Neighborhood amateur talent has a friend in FINK. One program featured a young folk singer-guitarist in a solo performance, and a couple of times, listeners have been treated to duets with Julie on drums and her older brother, Dick, on guitar.

Despite the youth of its operators, nothing resembling rock 'n roll music goes out over FINK lines. The record library consists mainly of modern jazz, Dixieland, old standards and a few recordings with a Latin beat, mood stuff, mostly instrumentals.

"The mood of FINK follows the clock normally," explained its founder-manager. "Not always of course. Sometimes we don't get on until late and we feel real good. Then we may play lively stuff clear up to 10 o'clock. What we play depends a lot on the mood of whoever is playing it."

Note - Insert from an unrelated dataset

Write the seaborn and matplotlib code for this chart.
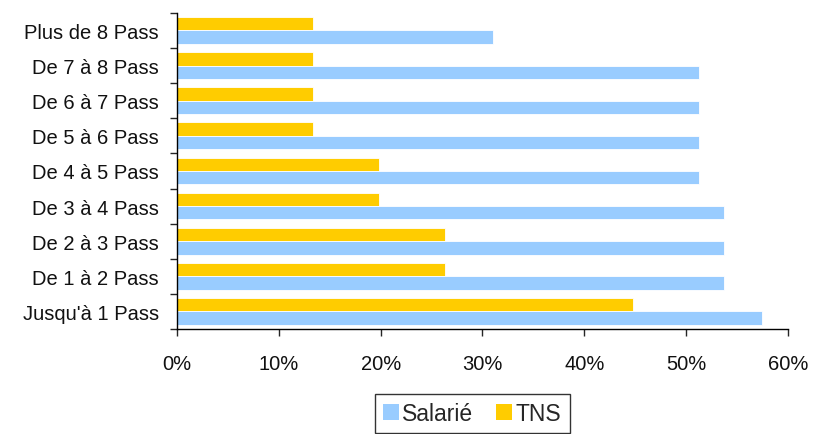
import numpy as np
import pandas as pd
import matplotlib
matplotlib.use("Agg")
import matplotlib.pyplot as plt
from matplotlib.patches import Patch
from matplotlib.ticker import FuncFormatter
import seaborn as sns

# --- Données (en %) ---
tranches = ["Plus de 8 Pass", "De 7 à 8 Pass", "De 6 à 7 Pass", "De 5 à 6 Pass",
            "De 4 à 5 Pass", "De 3 à 4 Pass", "De 2 à 3 Pass", "De 1 à 2 Pass",
            "Jusqu'à 1 Pass"]
salarie = [31.0, 51.3, 51.3, 51.3, 51.3, 53.7, 53.7, 53.7, 57.4]
tns = [13.4, 13.4, 13.4, 13.4, 19.8, 19.8, 26.3, 26.3, 44.8]

couleurs = {"Salarié": "#99CCFF", "TNS": "#FFCC00"}

df = pd.DataFrame({
    "tranche": tranches * 2,
    "taux": salarie + tns,
    "statut": ["Salarié"] * len(tranches) + ["TNS"] * len(tranches),
})

sns.set_style("white")
plt.rcParams["font.family"] = ["Liberation Sans", "DejaVu Sans"]

fig = plt.figure(figsize=(8.17, 4.35), dpi=100)
ax = fig.add_axes([0.2166, 0.2414, 0.7479, 0.7266])

sns.barplot(data=df, x="taux", y="tranche", hue="statut", order=tranches,
            hue_order=["TNS", "Salarié"], palette=couleurs, saturation=1,
            orient="h", width=0.76, edgecolor="#FFFFFF", linewidth=0.6,
            ax=ax, legend=False)

ax.set_xlim(0, 60)
ax.set_ylim(8.5, -0.5)
ax.set_xticks(np.arange(0, 61, 10))
ax.xaxis.set_major_formatter(FuncFormatter(lambda v, p: f"{v:.0f}%"))
ax.set_xlabel("")
ax.set_ylabel("")

# ticks de l'axe Y entre les catégories, libellés au centre
ax.set_yticks(np.arange(-0.5, 9, 1))
ax.set_yticklabels([])
ax.set_yticks(np.arange(9), minor=True)
ax.set_yticklabels(tranches, minor=True, fontsize=14.5, color="#111111")
ax.tick_params(axis="y", which="major", length=5, width=1, direction="out", left=True)
ax.tick_params(axis="y", which="minor", length=0, pad=13)
ax.tick_params(axis="x", length=5, width=1, direction="out", bottom=True,
               labelsize=14.5, pad=13, labelcolor="#111111")

for side in ["top", "right"]:
    ax.spines[side].set_visible(False)
for side in ["left", "bottom"]:
    ax.spines[side].set_color("black")
    ax.spines[side].set_linewidth(1)

handles = [Patch(facecolor=couleurs["Salarié"], edgecolor="none", label="Salarié"),
           Patch(facecolor=couleurs["TNS"], edgecolor="none", label="TNS")]
leg = fig.legend(handles=handles, loc="upper center", bbox_to_anchor=(0.578, 0.092),
                 ncol=2, frameon=True, fancybox=False, fontsize=16.5,
                 handlelength=0.7, handleheight=0.7, handletextpad=0.15,
                 columnspacing=1.0, borderpad=0.35, borderaxespad=0)
leg.get_frame().set_edgecolor("black")
leg.get_frame().set_linewidth(1)

fig.savefig("out.png", dpi=100)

Though it started only last July, FINK probably was in Hafley's future long before that. Electricity always has fascinated him. In recent years, his interest has been primarily in the audio or communication field but he still has taken time to make electrical gadgets of all sorts.

"I guess I've been interested in electricity since I stuck a pair of scissors in a wall plug. I was two and a half then." At 8, he made a large scale-model town for his train and lighted it completely even to a light in the church steeple. He fixed his Dad's electric razor in the same year and for his ninth birthday, asked for and got silent switches which he installed in the house.

FINK thus was a new world to conquer. Now he would like to get a radio engineer's license and do commercial recording work on the side. Hafley already has picked up pocket money by recording weddings and other events for clients, and wants more of this Now that he has become a station manager the hard way — by starting his own station, would he want to own a commercial radio outlet?

"Sometimes I think I would. Then other times I see the headaches of it and tend to shy away. I do like the technical aspects of it and radio does have a future. Even with television, don't underestimate the value of radio."